When a group of Israeli tourists of Tunisian origin went on pilgrimage to the al-Ghriba synagogue on Djerba, the BBC amplified the claims of a Hezbollah channel that these were enemy aliens. This CAMERA/ BBC Watch report is the first of several posts on the Arabic media’s tendency to distinguish between Zionist Jews and those who remain ‘loyal’ to their countries of birth. 

Pilgrims at the al-Ghriba synagogue on the island of Djerba

“May God bless the soldiers of Israel […] may he shed his light on us, on Israel and on Tunisia, long live Israel and long live Tunisia!” 

 Those spontaneous words, originally an excited mixture of Hebrew and a colloquial dialect of Arabic, were chanted by a woman on a bus full of fellow tourist-pilgrims, with many others in the group cheering and responding to her wishes with “amen”.

Most if not all of them were Jewish Israelis of Tunisian heritage. Their journey’s destination was the al-Ghriba synagogue, one of the oldest in the world, located on the Tunisian island of Djerba. Jews have been conducting an annual celebration there every Lag b‘Omer (which usually falls in May) for generations, and this year (2019) saw the number of pilgrims and visitors to the site exceeding all previous gatherings since the country underwent the Jasmine Revolution in January of 2011.

 The entire trip was documented by Rina Matsliah, a well-known Israeli journalist who was born in Tunisia herself. It was her that brought a seemingly marginal moment to the public eye: the enthusiastic woman and her group were shown for a few seconds in an evening news program on Israel’s Channel 12.

The report also revealed to the viewers that the group had the opportunity to look from outside at the house near the capital Tunis where, in 1988, Israel had assassinated Yasser Arafat’s deputy, Khalil al-Wazir (a.k.a Abu Jihad) – one of Fatah’s leading terrorists and a man responsible for the murders of dozens of Israeli civilians.

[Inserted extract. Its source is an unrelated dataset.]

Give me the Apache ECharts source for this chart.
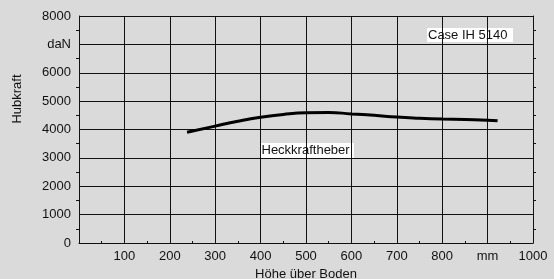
<!DOCTYPE html>
<html>
<head>
<meta charset="utf-8">
<script src="https://cdn.jsdelivr.net/npm/echarts@6/dist/echarts.min.js"></script>
<style>
html, body { margin: 0; padding: 0; background: #dadada; }
#main { width: 554px; height: 279px; }
</style>
</head>
<body>
<div id="main"></div>
<script>
var myChart = echarts.init(document.getElementById('main'));

// Höhe über Boden (mm) / Hubkraft (daN)
var heightMm = [238, 300, 350, 400, 450, 500, 550, 600, 650, 700, 750, 800, 850, 900, 922];
var liftForce = [3900, 4120, 4290, 4430, 4530, 4590, 4600, 4550, 4500, 4440, 4400, 4370, 4350, 4330, 4310];

var xTickLabels = ['', '100', '200', '300', '400', '500', '600', '700', '800', 'mm', '1000'];
var yTickLabels = ['0', '1000', '2000', '3000', '4000', '5000', '6000', 'daN', '8000'];

var font = 'Liberation Sans, Arial, sans-serif';
var ink = '#111111';

var points = heightMm.map(function (x, i) { return [x, liftForce[i]]; });

option = {
    backgroundColor: '#dadada',
    animation: false,
    grid: {
        left: 79,
        right: 21,
        top: 16,
        bottom: 36,
        containLabel: false,
        outerBoundsMode: 'none'
    },
    xAxis: {
        type: 'value',
        min: 0,
        max: 1000,
        interval: 100,
        name: 'Höhe über Boden',
        nameLocation: 'middle',
        nameGap: 23,
        nameTextStyle: { fontFamily: font, fontSize: 13, color: ink },
        axisLine: { lineStyle: { color: ink, width: 1 } },
        axisTick: { show: false, inside: true },
        minorTick: { show: true, splitNumber: 2, length: 2, lineStyle: { color: ink } },
        axisLabel: {
            margin: 7,
            fontFamily: font,
            fontSize: 13,
            color: ink,
            formatter: function (v) { return xTickLabels[Math.round(v / 100)]; }
        },
        splitLine: { show: true, lineStyle: { color: ink, width: 1 } }
    },
    yAxis: [
        {
            type: 'value',
            min: 0,
            max: 8000,
            interval: 1000,
            axisLine: { show: true, lineStyle: { color: ink, width: 1 } },
            axisTick: { show: false },
            minorTick: { show: true, splitNumber: 2, length: 3, lineStyle: { color: ink } },
            axisLabel: {
                margin: 8,
                fontFamily: font,
                fontSize: 13,
                color: ink,
                formatter: function (v) { return yTickLabels[Math.round(v / 1000)]; }
            },
            splitLine: { show: true, lineStyle: { color: ink, width: 1 } }
        },
        {
            type: 'value',
            position: 'right',
            min: 0,
            max: 8000,
            interval: 1000,
            axisLine: { show: true, lineStyle: { color: ink, width: 1 } },
            axisTick: { show: false },
            minorTick: { show: true, splitNumber: 2, length: 3, lineStyle: { color: ink } },
            axisLabel: { show: false },
            splitLine: { show: false }
        }
    ],
    graphic: [
        {
            type: 'text',
            rotation: Math.PI / 2,
            x: 17,
            y: 99,
            style: { text: 'Hubkraft', font: '13px ' + font, fill: ink, align: 'center', verticalAlign: 'middle' }
        },
        {
            type: 'rect',
            x: 427,
            y: 28,
            shape: { width: 86, height: 14 },
            style: { fill: '#ffffff' }
        },
        {
            type: 'text',
            x: 428,
            y: 35,
            style: { text: 'Case IH 5140', font: '13px ' + font, fill: ink, verticalAlign: 'middle' }
        },
        {
            type: 'rect',
            x: 261,
            y: 143,
            shape: { width: 93, height: 15 },
            style: { fill: '#ffffff' }
        },
        {
            type: 'text',
            x: 261.5,
            y: 150.5,
            style: { text: 'Heckkraftheber', font: '13px ' + font, fill: ink, verticalAlign: 'middle' }
        }
    ],
    series: [
        {
            name: 'Heckkraftheber',
            type: 'line',
            smooth: true,
            symbol: 'none',
            data: points,
            lineStyle: { color: '#000000', width: 3 }
        }
    ]
};
myChart.setOption(option);

window.onresize = function () {
    myChart.resize();
};
</script>
</body>
</html>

 That documentation of a group of Israeli tourists proudly praising Israel and its soldiers on Tunisian soil and later looking at a site where a prominent Palestinian leader was assassinated soon sparked a scandal in the North African country.

An Arabic subtitled version of the report was promoted by Hezbollah affiliated ‘al-Mayadeen’ channel, and demonstrations and sit ins were subsequently held in front of government buildings in Tunisia.

Under the accusation of “normalization” with the “Zionist entity”, the protesters specifically demanded the removal from office of René Trabelsi – Tunisia’s minister of tourism and the first Jew ever to be appointed minister in modern Tunisian history. Trabelsi is a member of a tiny Jewish community of no more than 2,500 people.

 The story was reported widely on Arabic-speaking channels, including those belonging to Western media organisations. Some quoted Arab social media without fact-checking the preposterous claims raised there. For example, a television program produced by BBC Arabic uncritically amplified outraged comments which viewed the visit as a military act.